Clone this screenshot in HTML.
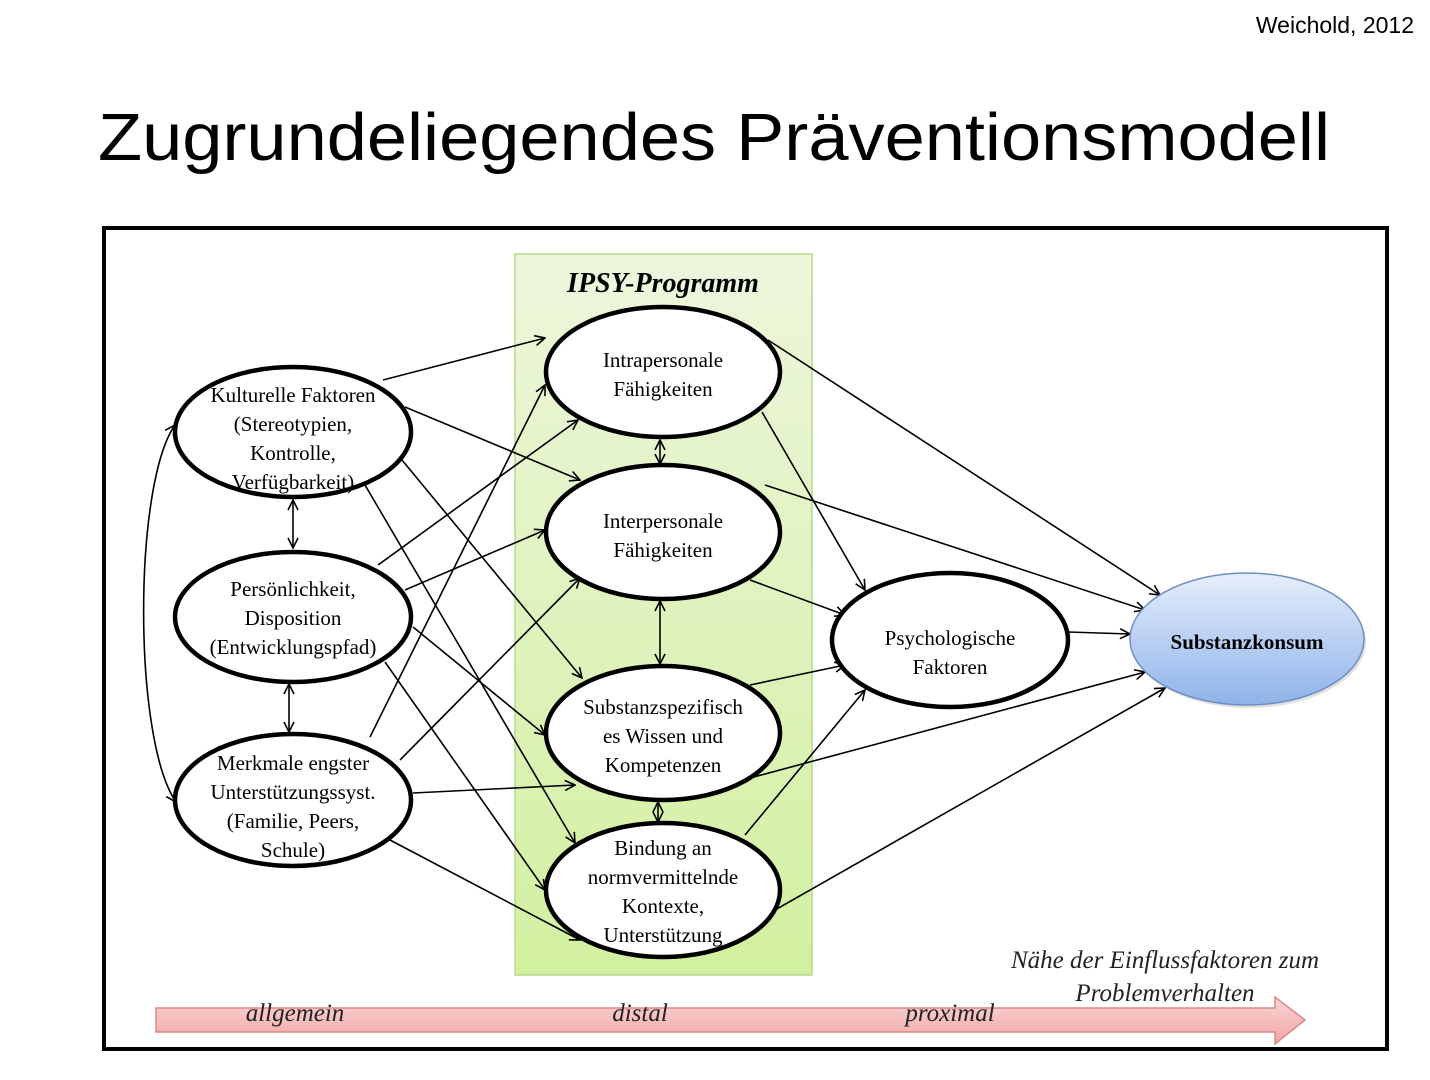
<!DOCTYPE html>
<html><head><meta charset="utf-8"><style>
html,body{margin:0;padding:0;background:#fff;width:1430px;height:1080px;overflow:hidden}
svg{display:block}
.t{font-family:"Liberation Serif",serif;font-size:21px;fill:#000;text-anchor:middle}
.l{stroke:#000;stroke-width:1.6;fill:none;marker-end:url(#a)}
.b{stroke:#000;stroke-width:1.6;fill:none;marker-end:url(#a);marker-start:url(#s)}
.e{fill:#fff;stroke:#000;stroke-width:4.5}
.i{font-family:"Liberation Serif",serif;font-style:italic;font-size:25px;fill:#222;text-anchor:middle}
</style></head><body>
<svg width="1430" height="1080" viewBox="0 0 1430 1080" xmlns="http://www.w3.org/2000/svg">
<defs>
<marker id="a" viewBox="0 0 12 12" refX="11" refY="6" markerWidth="12" markerHeight="12" markerUnits="userSpaceOnUse" orient="auto"><polyline points="1,1 11,6 1,11" fill="none" stroke="#000" stroke-width="1.6"/></marker>
<marker id="s" viewBox="0 0 12 12" refX="1" refY="6" markerWidth="12" markerHeight="12" markerUnits="userSpaceOnUse" orient="auto"><polyline points="11,1 1,6 11,11" fill="none" stroke="#000" stroke-width="1.6"/></marker>
<linearGradient id="g" x1="0" y1="0" x2="0" y2="1"><stop offset="0" stop-color="#e6eefb"/><stop offset="1" stop-color="#8fb3ea"/></linearGradient>
<linearGradient id="gg" x1="0" y1="0" x2="0" y2="1"><stop offset="0" stop-color="#edf6dc"/><stop offset="1" stop-color="#d2f0a0"/></linearGradient>
<linearGradient id="pk" x1="0" y1="0" x2="0" y2="1"><stop offset="0" stop-color="#f9d4d4"/><stop offset="1" stop-color="#f3a6a6"/></linearGradient>
</defs>
<text x="1414" y="33" font-family="Liberation Sans,sans-serif" font-size="23" text-anchor="end">Weichold, 2012</text>
<text x="98" y="160" font-family="Liberation Sans,sans-serif" font-size="67" textLength="1232" lengthAdjust="spacingAndGlyphs">Zugrundeliegendes Präventionsmodell</text>
<rect x="104" y="228" width="1283" height="821" fill="#fff" stroke="#000" stroke-width="4"/>
<rect x="515" y="254" width="297" height="721" fill="url(#gg)" stroke="#b9d98a" stroke-width="1.5"/>
<text x="663" y="292" font-family="Liberation Serif,serif" font-style="italic" font-weight="bold" font-size="28" text-anchor="middle">IPSY-Programm</text>
<!-- bottom arrow -->
<path d="M156,1008 H1275 V997 L1305,1020 L1275,1044 V1032 H156 Z" fill="url(#pk)" stroke="#d88" stroke-width="1.5"/>
<text class="i" x="295" y="1021">allgemein</text>
<text class="i" x="640" y="1021">distal</text>
<text class="i" x="950" y="1021">proximal</text>
<text class="i" x="1165" y="968">Nähe der Einflussfaktoren zum</text>
<text class="i" x="1165" y="1001">Problemverhalten</text>
<!-- connectors -->
<path class="b" d="M175,425 C133,485 133,740 176,802"/>
<line class="b" x1="293" y1="500" x2="293" y2="548"/>
<line class="b" x1="289" y1="684" x2="289" y2="732"/>
<line class="b" x1="660" y1="440" x2="660" y2="464"/>
<line class="b" x1="660" y1="601" x2="660" y2="664"/>
<line class="b" x1="658" y1="802" x2="658" y2="822"/>
<line class="l" x1="383" y1="380" x2="545" y2="338"/>
<line class="l" x1="405" y1="407" x2="580" y2="480"/>
<line class="l" x1="402" y1="460" x2="582" y2="678"/>
<line class="l" x1="365" y1="485" x2="575" y2="843"/>
<line class="l" x1="378" y1="565" x2="578" y2="420"/>
<line class="l" x1="405" y1="590" x2="545" y2="530"/>
<line class="l" x1="413" y1="627" x2="545" y2="735"/>
<line class="l" x1="385" y1="662" x2="545" y2="890"/>
<line class="l" x1="370" y1="737" x2="545" y2="385"/>
<line class="l" x1="400" y1="760" x2="580" y2="578"/>
<line class="l" x1="413" y1="793" x2="575" y2="785"/>
<line class="l" x1="390" y1="840" x2="580" y2="940"/>
<line class="l" x1="768" y1="340" x2="1160" y2="595"/>
<line class="l" x1="762" y1="412" x2="865" y2="590"/>
<line class="l" x1="765" y1="485" x2="1145" y2="610"/>
<line class="l" x1="750" y1="580" x2="845" y2="615"/>
<line class="l" x1="750" y1="685" x2="845" y2="665"/>
<line class="l" x1="750" y1="778" x2="1145" y2="672"/>
<line class="l" x1="745" y1="835" x2="865" y2="690"/>
<line class="l" x1="775" y1="910" x2="1165" y2="688"/>
<line class="l" x1="1068" y1="632" x2="1130" y2="634"/>
<!-- nodes -->
<ellipse class="e" cx="293" cy="432" rx="118" ry="65"/>
<text class="t" x="293" y="402">Kulturelle Faktoren</text><text class="t" x="293" y="431">(Stereotypien,</text><text class="t" x="293" y="460">Kontrolle,</text><text class="t" x="293" y="489">Verfügbarkeit)</text>
<ellipse class="e" cx="293" cy="617" rx="118" ry="65"/>
<text class="t" x="293" y="596">Persönlichkeit,</text><text class="t" x="293" y="625">Disposition</text><text class="t" x="293" y="654">(Entwicklungspfad)</text>
<ellipse class="e" cx="293" cy="800" rx="118" ry="66"/>
<text class="t" x="293" y="770">Merkmale engster</text><text class="t" x="293" y="799">Unterstützungssyst.</text><text class="t" x="293" y="828">(Familie, Peers,</text><text class="t" x="293" y="857">Schule)</text>
<ellipse class="e" cx="663" cy="372" rx="117" ry="65"/>
<text class="t" x="663" y="367">Intrapersonale</text><text class="t" x="663" y="396">Fähigkeiten</text>
<ellipse class="e" cx="663" cy="532" rx="117" ry="67"/>
<text class="t" x="663" y="528">Interpersonale</text><text class="t" x="663" y="557">Fähigkeiten</text>
<ellipse class="e" cx="663" cy="733" rx="117" ry="67"/>
<text class="t" x="663" y="714">Substanzspezifisch</text><text class="t" x="663" y="743">es Wissen und</text><text class="t" x="663" y="772">Kompetenzen</text>
<ellipse class="e" cx="663" cy="890" rx="117" ry="67"/>
<text class="t" x="663" y="855">Bindung an</text><text class="t" x="663" y="884">normvermittelnde</text><text class="t" x="663" y="913">Kontexte,</text><text class="t" x="663" y="942">Unterstützung</text>
<ellipse class="e" cx="950" cy="640" rx="118" ry="67"/>
<text class="t" x="950" y="645">Psychologische</text><text class="t" x="950" y="674">Faktoren</text>
<ellipse cx="1249" cy="642" rx="117" ry="66" fill="#aaa" opacity="0.35"/>
<ellipse cx="1247" cy="639" rx="117" ry="66" fill="url(#g)" stroke="#6f8fc0" stroke-width="1.5"/>
<text class="t" x="1247" y="649" font-weight="bold" font-size="23">Substanzkonsum</text>
</svg>
</body></html>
+-------+
* EXERCISE PROMPT:
All of the material above should be reproduced exactly, except the pictures.

* THE REPLY:
Clone this screenshot in HTML.
<!DOCTYPE html>
<html><head><meta charset="utf-8"><style>
html,body{margin:0;padding:0;background:#fff;width:1430px;height:1080px;overflow:hidden}
svg{display:block}
.t{font-family:"Liberation Serif",serif;font-size:21px;fill:#000;text-anchor:middle}
.l{stroke:#000;stroke-width:1.6;fill:none;marker-end:url(#a)}
.b{stroke:#000;stroke-width:1.6;fill:none;marker-end:url(#a);marker-start:url(#s)}
.e{fill:#fff;stroke:#000;stroke-width:4.5}
.i{font-family:"Liberation Serif",serif;font-style:italic;font-size:25px;fill:#222;text-anchor:middle}
</style></head><body>
<svg width="1430" height="1080" viewBox="0 0 1430 1080" xmlns="http://www.w3.org/2000/svg">
<defs>
<marker id="a" viewBox="0 0 12 12" refX="11" refY="6" markerWidth="12" markerHeight="12" markerUnits="userSpaceOnUse" orient="auto"><polyline points="1,1 11,6 1,11" fill="none" stroke="#000" stroke-width="1.6"/></marker>
<marker id="s" viewBox="0 0 12 12" refX="1" refY="6" markerWidth="12" markerHeight="12" markerUnits="userSpaceOnUse" orient="auto"><polyline points="11,1 1,6 11,11" fill="none" stroke="#000" stroke-width="1.6"/></marker>
<linearGradient id="g" x1="0" y1="0" x2="0" y2="1"><stop offset="0" stop-color="#e6eefb"/><stop offset="1" stop-color="#8fb3ea"/></linearGradient>
<linearGradient id="gg" x1="0" y1="0" x2="0" y2="1"><stop offset="0" stop-color="#edf6dc"/><stop offset="1" stop-color="#d2f0a0"/></linearGradient>
<linearGradient id="pk" x1="0" y1="0" x2="0" y2="1"><stop offset="0" stop-color="#f9d4d4"/><stop offset="1" stop-color="#f3a6a6"/></linearGradient>
</defs>
<text x="1414" y="33" font-family="Liberation Sans,sans-serif" font-size="23" text-anchor="end">Weichold, 2012</text>
<text x="98" y="160" font-family="Liberation Sans,sans-serif" font-size="67" textLength="1232" lengthAdjust="spacingAndGlyphs">Zugrundeliegendes Präventionsmodell</text>
<rect x="104" y="228" width="1283" height="821" fill="#fff" stroke="#000" stroke-width="4"/>
<rect x="515" y="254" width="297" height="721" fill="url(#gg)" stroke="#b9d98a" stroke-width="1.5"/>
<text x="663" y="292" font-family="Liberation Serif,serif" font-style="italic" font-weight="bold" font-size="28" text-anchor="middle">IPSY-Programm</text>
<!-- bottom arrow -->
<path d="M156,1008 H1275 V997 L1305,1020 L1275,1044 V1032 H156 Z" fill="url(#pk)" stroke="#d88" stroke-width="1.5"/>
<text class="i" x="295" y="1021">allgemein</text>
<text class="i" x="640" y="1021">distal</text>
<text class="i" x="950" y="1021">proximal</text>
<text class="i" x="1165" y="968">Nähe der Einflussfaktoren zum</text>
<text class="i" x="1165" y="1001">Problemverhalten</text>
<!-- connectors -->
<path class="b" d="M175,425 C133,485 133,740 176,802"/>
<line class="b" x1="293" y1="500" x2="293" y2="548"/>
<line class="b" x1="289" y1="684" x2="289" y2="732"/>
<line class="b" x1="660" y1="440" x2="660" y2="464"/>
<line class="b" x1="660" y1="601" x2="660" y2="664"/>
<line class="b" x1="658" y1="802" x2="658" y2="822"/>
<line class="l" x1="383" y1="380" x2="545" y2="338"/>
<line class="l" x1="405" y1="407" x2="580" y2="480"/>
<line class="l" x1="402" y1="460" x2="582" y2="678"/>
<line class="l" x1="365" y1="485" x2="575" y2="843"/>
<line class="l" x1="378" y1="565" x2="578" y2="420"/>
<line class="l" x1="405" y1="590" x2="545" y2="530"/>
<line class="l" x1="413" y1="627" x2="545" y2="735"/>
<line class="l" x1="385" y1="662" x2="545" y2="890"/>
<line class="l" x1="370" y1="737" x2="545" y2="385"/>
<line class="l" x1="400" y1="760" x2="580" y2="578"/>
<line class="l" x1="413" y1="793" x2="575" y2="785"/>
<line class="l" x1="390" y1="840" x2="580" y2="940"/>
<line class="l" x1="768" y1="340" x2="1160" y2="595"/>
<line class="l" x1="762" y1="412" x2="865" y2="590"/>
<line class="l" x1="765" y1="485" x2="1145" y2="610"/>
<line class="l" x1="750" y1="580" x2="845" y2="615"/>
<line class="l" x1="750" y1="685" x2="845" y2="665"/>
<line class="l" x1="750" y1="778" x2="1145" y2="672"/>
<line class="l" x1="745" y1="835" x2="865" y2="690"/>
<line class="l" x1="775" y1="910" x2="1165" y2="688"/>
<line class="l" x1="1068" y1="632" x2="1130" y2="634"/>
<!-- nodes -->
<ellipse class="e" cx="293" cy="432" rx="118" ry="65"/>
<text class="t" x="293" y="402">Kulturelle Faktoren</text><text class="t" x="293" y="431">(Stereotypien,</text><text class="t" x="293" y="460">Kontrolle,</text><text class="t" x="293" y="489">Verfügbarkeit)</text>
<ellipse class="e" cx="293" cy="617" rx="118" ry="65"/>
<text class="t" x="293" y="596">Persönlichkeit,</text><text class="t" x="293" y="625">Disposition</text><text class="t" x="293" y="654">(Entwicklungspfad)</text>
<ellipse class="e" cx="293" cy="800" rx="118" ry="66"/>
<text class="t" x="293" y="770">Merkmale engster</text><text class="t" x="293" y="799">Unterstützungssyst.</text><text class="t" x="293" y="828">(Familie, Peers,</text><text class="t" x="293" y="857">Schule)</text>
<ellipse class="e" cx="663" cy="372" rx="117" ry="65"/>
<text class="t" x="663" y="367">Intrapersonale</text><text class="t" x="663" y="396">Fähigkeiten</text>
<ellipse class="e" cx="663" cy="532" rx="117" ry="67"/>
<text class="t" x="663" y="528">Interpersonale</text><text class="t" x="663" y="557">Fähigkeiten</text>
<ellipse class="e" cx="663" cy="733" rx="117" ry="67"/>
<text class="t" x="663" y="714">Substanzspezifisch</text><text class="t" x="663" y="743">es Wissen und</text><text class="t" x="663" y="772">Kompetenzen</text>
<ellipse class="e" cx="663" cy="890" rx="117" ry="67"/>
<text class="t" x="663" y="855">Bindung an</text><text class="t" x="663" y="884">normvermittelnde</text><text class="t" x="663" y="913">Kontexte,</text><text class="t" x="663" y="942">Unterstützung</text>
<ellipse class="e" cx="950" cy="640" rx="118" ry="67"/>
<text class="t" x="950" y="645">Psychologische</text><text class="t" x="950" y="674">Faktoren</text>
<ellipse cx="1249" cy="642" rx="117" ry="66" fill="#aaa" opacity="0.35"/>
<ellipse cx="1247" cy="639" rx="117" ry="66" fill="url(#g)" stroke="#6f8fc0" stroke-width="1.5"/>
<text class="t" x="1247" y="649" font-weight="bold" font-size="23">Substanzkonsum</text>
</svg>
</body></html>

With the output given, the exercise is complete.